QSAs and Telephone Payment Environments

Telephone payment environments present unique challenges for QSA assessments. The scope typically includes telephony infrastructure, call recording systems, agent desktops, network segments, and sometimes even home-working environments for remote agents.

Organisations that use DTMF masking to keep card data out of their telephony environment can significantly simplify the QSA assessment. Because the card data never enters the merchant's systems, the QSA can confirm a much narrower scope -- often limited to the relationship with the PCI DSS Level 1 certified payment provider rather than the entire contact centre infrastructure.

This is one of the most practical benefits of descoping: not only does it reduce the number of security controls you need to implement, it also reduces the cost, duration, and complexity of the QSA assessment itself.

How Paytia Uses This

Paytia undergoes annual PCI DSS Level 1 assessment by a Qualified Security Assessor. This is the most rigorous level of evaluation, confirming that Paytia's platform meets every requirement of the standard.

For Paytia's clients, this means the payment infrastructure they rely on has been independently verified by a certified assessor.
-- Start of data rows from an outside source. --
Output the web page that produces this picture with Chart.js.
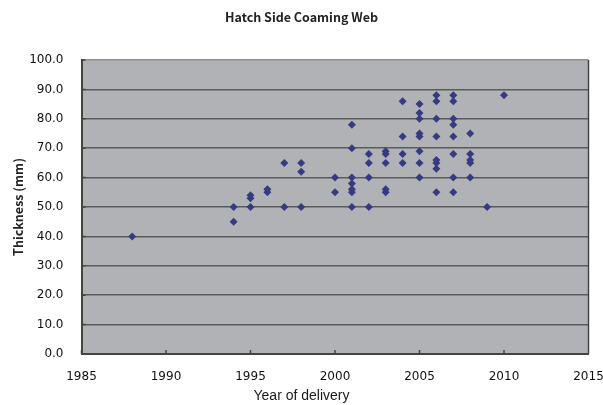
<!DOCTYPE html>
<html>
<head>
<meta charset="utf-8">
<script src="https://cdn.jsdelivr.net/npm/chart.js@4.4.1/dist/chart.umd.min.js"></script>
<style>
  html, body { margin: 0; padding: 0; background: #fff; }
  #wrap { width: 603px; height: 405px; }
</style>
</head>
<body>
<div id="wrap"><canvas id="mainChart"></canvas></div>
<script>
// Year of delivery / thickness pairs
const deliveryYears = [
    1988,
    1994, 1994,
    1995, 1995, 1995,
    1996, 1996,
    1997, 1997,
    1998, 1998, 1998,
    2000, 2000,
    2001, 2001, 2001, 2001, 2001, 2001, 2001,
    2002, 2002, 2002, 2002,
    2003, 2003, 2003, 2003, 2003,
    2004, 2004, 2004, 2004,
    2005, 2005, 2005, 2005, 2005, 2005, 2005, 2005,
    2006, 2006, 2006, 2006, 2006, 2006, 2006, 2006,
    2007, 2007, 2007, 2007, 2007, 2007, 2007, 2007,
    2008, 2008, 2008, 2008, 2008,
    2009,
    2010
];
const thicknessMm = [
    40,
    45, 50,
    50, 53, 54,
    55, 56,
    50, 65,
    50, 62, 65,
    55, 60,
    50, 55, 56, 58, 60, 70, 78,
    50, 60, 65, 68,
    55, 56, 65, 68, 69,
    65, 68, 74, 86,
    60, 65, 69, 74, 75, 80, 82, 85,
    55, 63, 65, 66, 74, 80, 86, 88,
    55, 60, 68, 74, 78, 80, 86, 88,
    60, 65, 66, 68, 75,
    50,
    88
];
const xTickYears = [1985, 1990, 1995, 2000, 2005, 2010, 2015];
const yTickValues = [0, 10, 20, 30, 40, 50, 60, 70, 80, 90, 100];

const GOTHIC = '"Noto Sans CJK JP", "DejaVu Sans", sans-serif';
const TICKFONT = '"DejaVu Sans", sans-serif';

// grey plot area, right border and the small inward tick marks
const plotFrame = {
    id: 'plotFrame',
    beforeDraw(chart) {
        const { ctx, chartArea: a } = chart;
        ctx.save();
        ctx.fillStyle = '#b1b2b6';
        ctx.fillRect(a.left, a.top, a.right - a.left, a.bottom - a.top);
        ctx.restore();
    },
    afterDraw(chart) {
        const { ctx, chartArea: a, scales } = chart;
        ctx.save();
        ctx.strokeStyle = '#444';
        ctx.lineWidth = 1.5;
        ctx.beginPath();
        ctx.moveTo(a.right, a.top);
        ctx.lineTo(a.right, a.bottom);
        xTickYears.forEach(v => {
            const px = scales.x.getPixelForValue(v);
            ctx.moveTo(px, a.bottom);
            ctx.lineTo(px, a.bottom - 4);
        });
        yTickValues.forEach(v => {
            const py = scales.y.getPixelForValue(v);
            ctx.moveTo(a.left, py);
            ctx.lineTo(a.left + 4, py);
        });
        ctx.stroke();
        ctx.restore();
    }
};

const points = deliveryYears.map((yr, i) => ({ x: yr, y: thicknessMm[i] }));

new Chart(document.getElementById('mainChart'), {
    type: 'scatter',
    data: {
        datasets: [{
            data: points,
            pointStyle: 'rectRot',
            pointRadius: 4,
            pointBackgroundColor: '#363b80',
            pointBorderColor: '#363b80',
            pointBorderWidth: 0
        }]
    },
    options: {
        responsive: true,
        maintainAspectRatio: false,
        animation: false,
        layout: { padding: 0 },
        plugins: {
            legend: { display: false },
            tooltip: { enabled: false },
            title: {
                display: true,
                text: 'Hatch Side Coaming Web',
                color: '#222',
                font: { family: GOTHIC, size: 12.5, weight: 'bold', lineHeight: 1.2 },
                padding: { top: 10, bottom: 35 }
            },
            // x axis name sits centred on the whole canvas in the original
            subtitle: {
                display: true,
                position: 'bottom',
                text: 'Year of delivery',
                color: '#1a1a1a',
                font: { family: '"Liberation Sans", Arial, sans-serif', size: 14, weight: 'normal', lineHeight: 1.2 },
                padding: { top: 0, bottom: 0 }
            }
        },
        scales: {
            x: {
                type: 'linear',
                min: 1985,
                max: 2015,
                afterBuildTicks: scale => { scale.ticks = xTickYears.map(v => ({ value: v })); },
                afterFit: scale => {
                    scale.height = 34.2;
                    scale.paddingLeft = 0;
                    scale.paddingRight = 14.5;
                },
                grid: { drawOnChartArea: false, drawTicks: false },
                border: { display: true, color: '#444', width: 2 },
                ticks: {
                    color: '#111',
                    padding: 15.5,
                    maxRotation: 0,
                    font: { family: TICKFONT, size: 12, weight: 'normal' },
                    callback: v => String(v)
                }
            },
            y: {
                min: 0,
                max: 100,
                afterBuildTicks: scale => { scale.ticks = yTickValues.map(v => ({ value: v })); },
                afterFit: scale => { scale.width = 81.5; },
                grid: {
                    drawTicks: false,
                    color: ctx => ctx.tick && ctx.tick.value === 100 ? '#8e8f93' : '#5a5a5e',
                    lineWidth: 1.5
                },
                border: { display: true, color: '#444', width: 2 },
                ticks: {
                    color: '#111',
                    padding: 18,
                    font: { family: TICKFONT, size: 12, weight: 'normal' },
                    callback: v => Number(v).toFixed(1)
                },
                title: {
                    display: true,
                    text: 'Thickness (mm)',
                    color: '#222',
                    font: { family: GOTHIC, size: 12.5, weight: 'bold', lineHeight: 1.2 },
                    padding: { top: 11, bottom: 0 }
                }
            }
        }
    },
    plugins: [plotFrame]
});
</script>
</body>
</html>
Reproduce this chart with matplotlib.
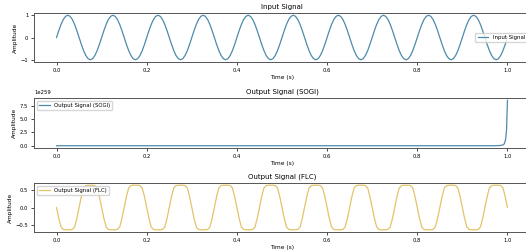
import numpy as np
import matplotlib
matplotlib.use("Agg")
import matplotlib.pyplot as plt

# sample times (0 .. 1 s, 5 ms step)
time = np.linspace(0, 1, 201)

input_signal = [
    0, 0.31, 0.59, 0.81, 0.95, 1.0, 0.95, 0.81, 0.59, 0.31, 0, -0.31, -0.59, -0.81, -0.95, -1.0, -0.95, -0.81, -0.59, -0.31,
    0, 0.31, 0.59, 0.81, 0.95, 1.0, 0.95, 0.81, 0.59, 0.31, 0, -0.31, -0.59, -0.81, -0.95, -1.0, -0.95, -0.81, -0.59, -0.31,
    0, 0.31, 0.59, 0.81, 0.95, 1.0, 0.95, 0.81, 0.59, 0.31, 0, -0.31, -0.59, -0.81, -0.95, -1.0, -0.95, -0.81, -0.59, -0.31,
    0, 0.31, 0.59, 0.81, 0.95, 1.0, 0.95, 0.81, 0.59, 0.31, 0, -0.31, -0.59, -0.81, -0.95, -1.0, -0.95, -0.81, -0.59, -0.31,
    0, 0.31, 0.59, 0.81, 0.95, 1.0, 0.95, 0.81, 0.59, 0.31, 0, -0.31, -0.59, -0.81, -0.95, -1.0, -0.95, -0.81, -0.59, -0.31,
    0, 0.31, 0.59, 0.81, 0.95, 1.0, 0.95, 0.81, 0.59, 0.31, 0, -0.31, -0.59, -0.81, -0.95, -1.0, -0.95, -0.81, -0.59, -0.31,
    0, 0.31, 0.59, 0.81, 0.95, 1.0, 0.95, 0.81, 0.59, 0.31, 0, -0.31, -0.59, -0.81, -0.95, -1.0, -0.95, -0.81, -0.59, -0.31,
    0, 0.31, 0.59, 0.81, 0.95, 1.0, 0.95, 0.81, 0.59, 0.31, 0, -0.31, -0.59, -0.81, -0.95, -1.0, -0.95, -0.81, -0.59, -0.31,
    0, 0.31, 0.59, 0.81, 0.95, 1.0, 0.95, 0.81, 0.59, 0.31, 0, -0.31, -0.59, -0.81, -0.95, -1.0, -0.95, -0.81, -0.59, -0.31,
    0, 0.31, 0.59, 0.81, 0.95, 1.0, 0.95, 0.81, 0.59, 0.31, 0, -0.31, -0.59, -0.81, -0.95, -1.0, -0.95, -0.81, -0.59, -0.31,
    0,
]

flc_output = [
    0, -0.32, -0.57, -0.64, -0.65, -0.65, -0.65, -0.64, -0.57, -0.32, 0, 0.32, 0.57, 0.64, 0.65, 0.65, 0.65, 0.64, 0.57, 0.32,
    0, -0.32, -0.57, -0.64, -0.65, -0.65, -0.65, -0.64, -0.57, -0.32, 0, 0.32, 0.57, 0.64, 0.65, 0.65, 0.65, 0.64, 0.57, 0.32,
    0, -0.32, -0.57, -0.64, -0.65, -0.65, -0.65, -0.64, -0.57, -0.32, 0, 0.32, 0.57, 0.64, 0.65, 0.65, 0.65, 0.64, 0.57, 0.32,
    0, -0.32, -0.57, -0.64, -0.65, -0.65, -0.65, -0.64, -0.57, -0.32, 0, 0.32, 0.57, 0.64, 0.65, 0.65, 0.65, 0.64, 0.57, 0.32,
    0, -0.32, -0.57, -0.64, -0.65, -0.65, -0.65, -0.64, -0.57, -0.32, 0, 0.32, 0.57, 0.64, 0.65, 0.65, 0.65, 0.64, 0.57, 0.32,
    0, -0.32, -0.57, -0.64, -0.65, -0.65, -0.65, -0.64, -0.57, -0.32, 0, 0.32, 0.57, 0.64, 0.65, 0.65, 0.65, 0.64, 0.57, 0.32,
    0, -0.32, -0.57, -0.64, -0.65, -0.65, -0.65, -0.64, -0.57, -0.32, 0, 0.32, 0.57, 0.64, 0.65, 0.65, 0.65, 0.64, 0.57, 0.32,
    0, -0.32, -0.57, -0.64, -0.65, -0.65, -0.65, -0.64, -0.57, -0.32, 0, 0.32, 0.57, 0.64, 0.65, 0.65, 0.65, 0.64, 0.57, 0.32,
    0, -0.32, -0.57, -0.64, -0.65, -0.65, -0.65, -0.64, -0.57, -0.32, 0, 0.32, 0.57, 0.64, 0.65, 0.65, 0.65, 0.64, 0.57, 0.32,
    0, -0.32, -0.57, -0.64, -0.65, -0.65, -0.65, -0.64, -0.57, -0.32, 0, 0.32, 0.57, 0.64, 0.65, 0.65, 0.65, 0.64, 0.57, 0.32,
    0,
]

# SOGI output blows up right at the end
sogi_time = [0.0, 0.97, 0.98, 0.985, 0.99, 0.993, 0.996, 0.998, 1.0]
sogi_output = [0.0, 0.0, 0.02e259, 0.06e259, 0.15e259, 0.35e259, 1.2e259, 3.0e259, 8.5e259]

x_ticks = [0.0, 0.2, 0.4, 0.6, 0.8, 1.0]

plt.rcParams['font.family'] = 'DejaVu Sans'
plt.rcParams['axes.linewidth'] = 0.7
plt.rcParams['axes.edgecolor'] = '#555555'
plt.rcParams['xtick.major.size'] = 2
plt.rcParams['ytick.major.size'] = 2
plt.rcParams['xtick.major.width'] = 0.5
plt.rcParams['ytick.major.width'] = 0.5
plt.rcParams['xtick.major.pad'] = 2
plt.rcParams['ytick.major.pad'] = 2

fig = plt.figure(figsize=(5.26, 2.52), dpi=100)

left = 34 / 526
width = 496 / 526
ax1 = fig.add_axes([left, 1 - 62 / 252, width, 49 / 252])
ax2 = fig.add_axes([left, 1 - 148 / 252, width, 50 / 252])
ax3 = fig.add_axes([left, 1 - 232 / 252, width, 49 / 252])

blue = '#4d8bab'
yellow = '#e2c46a'

ax1.plot(time, input_signal, color=blue, lw=0.9, label='Input Signal')
ax1.set_title('Input Signal', fontsize=5, pad=3)
ax1.set_yticks([-1, 0, 1])
ax1.legend(loc='center right', fontsize=3.9)

ax2.plot(sogi_time, sogi_output, color=blue, lw=0.9, label='Output Signal (SOGI)')
ax2.set_title('Output Signal (SOGI)', fontsize=5, pad=3)
ax2.legend(loc='upper left', fontsize=3.9)

ax3.plot(time, flc_output, color=yellow, lw=0.9, label='Output Signal (FLC)')
ax3.set_title('Output Signal (FLC)', fontsize=5, pad=3)
ax3.legend(loc='upper left', fontsize=3.9)

for ax in (ax1, ax2, ax3):
    ax.set_xticks(x_ticks)
    ax.set_xlabel('Time (s)', fontsize=4.2, labelpad=1.5)
    ax.set_ylabel('Amplitude', fontsize=4.2, labelpad=2)
    ax.tick_params(labelsize=3.8)
    ax.yaxis.get_offset_text().set_fontsize(3.8)

fig.savefig('out.png', dpi=100)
By processing payments through Paytia, businesses can reduce their own PCI DSS scope and may be able to complete a simpler SAQ rather than requiring their own QSA assessment.

Frequently Asked Questions

How much does a QSA assessment cost?

Costs vary widely depending on the size and complexity of the environment being assessed. A straightforward assessment for a smaller organisation might cost £10,000 to £30,000, while a large enterprise with multiple locations and complex systems could pay significantly more. The cost includes the assessor's time, travel, and report preparation.

Can I choose any QSA company?

You can choose any QSA company that is listed in the PCI SSC's directory of approved assessors. It is worth selecting one with experience in your industry and payment channels, as this will make the assessment process smoother and more relevant to your environment.

What is the difference between a QSA and a PCI scan?

A QSA conducts a comprehensive assessment of your entire security posture against all PCI DSS requirements. A PCI scan, performed by an Approved Scanning Vendor (ASV), is a specific technical test that checks your external-facing systems for vulnerabilities. Most organisations need both -- the scan is one component of the broader compliance assessment.